Using the listing below, copy exactly the lines from the one containing "What Apache ECharts" to the one containing "const axisGray = '#a3a9b0';", both lines included, and no others.

## Begin Given data

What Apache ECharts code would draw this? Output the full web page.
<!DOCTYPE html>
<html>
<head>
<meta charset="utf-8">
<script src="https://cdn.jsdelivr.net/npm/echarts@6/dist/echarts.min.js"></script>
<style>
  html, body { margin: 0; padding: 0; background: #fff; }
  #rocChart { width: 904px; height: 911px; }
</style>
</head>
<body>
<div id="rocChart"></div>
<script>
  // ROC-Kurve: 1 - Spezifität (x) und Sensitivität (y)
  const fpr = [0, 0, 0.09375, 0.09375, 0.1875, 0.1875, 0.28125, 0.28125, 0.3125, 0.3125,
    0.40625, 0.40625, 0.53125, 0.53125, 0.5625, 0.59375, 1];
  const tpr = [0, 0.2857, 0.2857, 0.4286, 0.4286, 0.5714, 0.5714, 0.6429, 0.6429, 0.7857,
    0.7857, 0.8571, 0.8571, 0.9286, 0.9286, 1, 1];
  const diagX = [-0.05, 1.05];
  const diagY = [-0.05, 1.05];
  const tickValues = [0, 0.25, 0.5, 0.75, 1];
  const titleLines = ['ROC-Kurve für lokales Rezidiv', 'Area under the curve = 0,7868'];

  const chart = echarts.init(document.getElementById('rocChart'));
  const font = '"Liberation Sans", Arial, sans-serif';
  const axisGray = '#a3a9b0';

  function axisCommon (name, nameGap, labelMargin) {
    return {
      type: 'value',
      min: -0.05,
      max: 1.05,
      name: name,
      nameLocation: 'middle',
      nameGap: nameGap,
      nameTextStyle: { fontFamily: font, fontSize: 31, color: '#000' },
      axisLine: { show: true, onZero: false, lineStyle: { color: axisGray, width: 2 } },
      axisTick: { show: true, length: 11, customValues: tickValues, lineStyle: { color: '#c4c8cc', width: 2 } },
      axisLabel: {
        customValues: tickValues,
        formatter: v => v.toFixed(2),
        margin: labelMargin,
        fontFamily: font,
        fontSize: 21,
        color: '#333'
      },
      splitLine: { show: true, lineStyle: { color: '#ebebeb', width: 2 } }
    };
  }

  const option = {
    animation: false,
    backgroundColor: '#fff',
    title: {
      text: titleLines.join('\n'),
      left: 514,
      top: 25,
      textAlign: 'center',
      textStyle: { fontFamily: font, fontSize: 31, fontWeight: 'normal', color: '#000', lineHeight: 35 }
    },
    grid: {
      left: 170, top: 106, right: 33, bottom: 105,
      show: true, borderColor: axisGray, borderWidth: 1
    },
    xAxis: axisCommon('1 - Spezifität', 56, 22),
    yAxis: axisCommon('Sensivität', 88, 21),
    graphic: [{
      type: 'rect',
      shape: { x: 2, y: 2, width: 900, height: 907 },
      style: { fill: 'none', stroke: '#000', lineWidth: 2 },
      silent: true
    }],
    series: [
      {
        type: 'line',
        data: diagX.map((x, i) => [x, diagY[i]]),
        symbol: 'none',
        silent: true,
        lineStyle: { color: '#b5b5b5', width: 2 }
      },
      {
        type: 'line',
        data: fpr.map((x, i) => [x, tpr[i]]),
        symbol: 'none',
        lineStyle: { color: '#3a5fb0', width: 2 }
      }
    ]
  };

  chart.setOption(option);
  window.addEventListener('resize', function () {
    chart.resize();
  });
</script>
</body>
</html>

## End Given data
## Begin Given data

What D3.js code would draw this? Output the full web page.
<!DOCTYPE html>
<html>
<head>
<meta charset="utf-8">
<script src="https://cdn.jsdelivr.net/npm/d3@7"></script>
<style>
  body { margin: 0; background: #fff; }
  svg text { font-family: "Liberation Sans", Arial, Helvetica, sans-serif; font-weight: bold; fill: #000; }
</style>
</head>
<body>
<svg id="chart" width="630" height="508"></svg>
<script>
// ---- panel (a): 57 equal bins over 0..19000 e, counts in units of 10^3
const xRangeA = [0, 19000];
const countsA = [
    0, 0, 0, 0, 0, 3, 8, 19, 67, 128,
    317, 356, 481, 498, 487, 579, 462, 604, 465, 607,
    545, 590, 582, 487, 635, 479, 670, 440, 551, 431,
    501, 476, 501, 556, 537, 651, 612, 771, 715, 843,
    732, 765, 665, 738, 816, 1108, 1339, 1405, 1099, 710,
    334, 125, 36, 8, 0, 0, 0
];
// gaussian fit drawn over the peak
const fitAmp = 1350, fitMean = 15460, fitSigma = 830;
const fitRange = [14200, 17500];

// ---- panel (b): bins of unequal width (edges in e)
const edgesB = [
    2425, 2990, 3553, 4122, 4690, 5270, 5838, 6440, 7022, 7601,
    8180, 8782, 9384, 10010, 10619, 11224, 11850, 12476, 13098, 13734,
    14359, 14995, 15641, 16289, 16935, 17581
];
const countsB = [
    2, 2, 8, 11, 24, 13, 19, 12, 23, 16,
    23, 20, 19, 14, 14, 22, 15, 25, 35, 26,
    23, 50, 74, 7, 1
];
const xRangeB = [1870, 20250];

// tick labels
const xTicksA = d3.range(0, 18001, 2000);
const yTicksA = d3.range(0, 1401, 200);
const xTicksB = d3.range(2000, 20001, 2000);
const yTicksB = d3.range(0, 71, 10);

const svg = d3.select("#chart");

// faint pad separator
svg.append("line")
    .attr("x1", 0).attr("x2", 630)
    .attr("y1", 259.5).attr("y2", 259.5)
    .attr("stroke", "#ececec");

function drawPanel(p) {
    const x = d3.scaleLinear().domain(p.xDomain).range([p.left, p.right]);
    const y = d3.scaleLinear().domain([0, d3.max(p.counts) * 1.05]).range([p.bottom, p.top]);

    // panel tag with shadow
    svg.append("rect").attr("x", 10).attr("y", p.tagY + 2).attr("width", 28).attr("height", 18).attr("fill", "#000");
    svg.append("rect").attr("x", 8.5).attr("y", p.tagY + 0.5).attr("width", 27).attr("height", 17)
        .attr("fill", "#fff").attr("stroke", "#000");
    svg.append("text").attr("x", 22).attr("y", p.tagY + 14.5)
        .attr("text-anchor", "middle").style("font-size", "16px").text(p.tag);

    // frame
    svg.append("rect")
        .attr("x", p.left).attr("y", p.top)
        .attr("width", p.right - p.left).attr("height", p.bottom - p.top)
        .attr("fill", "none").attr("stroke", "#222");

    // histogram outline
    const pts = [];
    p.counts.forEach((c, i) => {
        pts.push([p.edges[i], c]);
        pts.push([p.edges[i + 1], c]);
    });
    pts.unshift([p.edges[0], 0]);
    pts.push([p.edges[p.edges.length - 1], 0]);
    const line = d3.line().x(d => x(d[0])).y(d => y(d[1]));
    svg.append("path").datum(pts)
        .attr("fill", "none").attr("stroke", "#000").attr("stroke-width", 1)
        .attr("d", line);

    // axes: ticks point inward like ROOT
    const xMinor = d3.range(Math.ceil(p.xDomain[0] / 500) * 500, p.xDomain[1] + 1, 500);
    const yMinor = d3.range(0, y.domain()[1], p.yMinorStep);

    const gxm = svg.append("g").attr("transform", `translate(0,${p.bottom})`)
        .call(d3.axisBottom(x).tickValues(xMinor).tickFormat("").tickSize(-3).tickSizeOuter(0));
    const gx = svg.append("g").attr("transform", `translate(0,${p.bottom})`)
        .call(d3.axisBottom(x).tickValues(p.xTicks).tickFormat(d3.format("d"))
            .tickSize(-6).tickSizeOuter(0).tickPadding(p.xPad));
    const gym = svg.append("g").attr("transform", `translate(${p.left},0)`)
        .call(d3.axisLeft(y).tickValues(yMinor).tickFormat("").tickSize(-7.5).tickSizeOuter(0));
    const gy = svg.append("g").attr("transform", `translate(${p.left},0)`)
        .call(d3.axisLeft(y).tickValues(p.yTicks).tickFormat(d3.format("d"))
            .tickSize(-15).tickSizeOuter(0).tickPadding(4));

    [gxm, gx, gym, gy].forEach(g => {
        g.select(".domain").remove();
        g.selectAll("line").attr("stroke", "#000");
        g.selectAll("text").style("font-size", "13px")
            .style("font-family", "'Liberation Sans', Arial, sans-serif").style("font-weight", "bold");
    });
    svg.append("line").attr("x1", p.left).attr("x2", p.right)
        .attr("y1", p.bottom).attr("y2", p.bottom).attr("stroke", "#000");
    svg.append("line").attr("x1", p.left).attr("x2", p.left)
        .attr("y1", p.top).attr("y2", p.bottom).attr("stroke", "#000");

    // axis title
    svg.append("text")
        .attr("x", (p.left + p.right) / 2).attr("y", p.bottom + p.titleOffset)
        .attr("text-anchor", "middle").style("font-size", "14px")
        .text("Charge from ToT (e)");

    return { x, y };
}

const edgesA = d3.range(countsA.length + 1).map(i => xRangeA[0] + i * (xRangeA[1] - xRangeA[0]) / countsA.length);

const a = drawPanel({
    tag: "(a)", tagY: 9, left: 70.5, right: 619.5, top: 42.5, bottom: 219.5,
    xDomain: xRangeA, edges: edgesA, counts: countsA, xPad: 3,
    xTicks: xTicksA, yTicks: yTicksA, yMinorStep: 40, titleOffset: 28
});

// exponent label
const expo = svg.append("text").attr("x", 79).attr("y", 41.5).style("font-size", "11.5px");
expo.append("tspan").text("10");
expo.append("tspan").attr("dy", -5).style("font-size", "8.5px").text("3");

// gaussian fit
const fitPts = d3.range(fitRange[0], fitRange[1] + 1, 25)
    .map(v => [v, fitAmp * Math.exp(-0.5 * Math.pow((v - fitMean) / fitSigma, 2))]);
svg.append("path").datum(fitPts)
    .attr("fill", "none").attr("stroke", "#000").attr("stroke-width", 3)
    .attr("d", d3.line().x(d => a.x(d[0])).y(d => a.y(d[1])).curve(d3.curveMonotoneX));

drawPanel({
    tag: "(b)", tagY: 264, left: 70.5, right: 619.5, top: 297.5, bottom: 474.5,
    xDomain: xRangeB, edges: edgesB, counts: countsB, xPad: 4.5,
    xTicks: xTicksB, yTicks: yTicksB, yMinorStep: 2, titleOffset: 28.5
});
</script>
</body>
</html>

## End Given data

_Worked answer_
What Apache ECharts code would draw this? Output the full web page.
<!DOCTYPE html>
<html>
<head>
<meta charset="utf-8">
<script src="https://cdn.jsdelivr.net/npm/echarts@6/dist/echarts.min.js"></script>
<style>
  html, body { margin: 0; padding: 0; background: #fff; }
  #rocChart { width: 904px; height: 911px; }
</style>
</head>
<body>
<div id="rocChart"></div>
<script>
  // ROC-Kurve: 1 - Spezifität (x) und Sensitivität (y)
  const fpr = [0, 0, 0.09375, 0.09375, 0.1875, 0.1875, 0.28125, 0.28125, 0.3125, 0.3125,
    0.40625, 0.40625, 0.53125, 0.53125, 0.5625, 0.59375, 1];
  const tpr = [0, 0.2857, 0.2857, 0.4286, 0.4286, 0.5714, 0.5714, 0.6429, 0.6429, 0.7857,
    0.7857, 0.8571, 0.8571, 0.9286, 0.9286, 1, 1];
  const diagX = [-0.05, 1.05];
  const diagY = [-0.05, 1.05];
  const tickValues = [0, 0.25, 0.5, 0.75, 1];
  const titleLines = ['ROC-Kurve für lokales Rezidiv', 'Area under the curve = 0,7868'];

  const chart = echarts.init(document.getElementById('rocChart'));
  const font = '"Liberation Sans", Arial, sans-serif';
  const axisGray = '#a3a9b0';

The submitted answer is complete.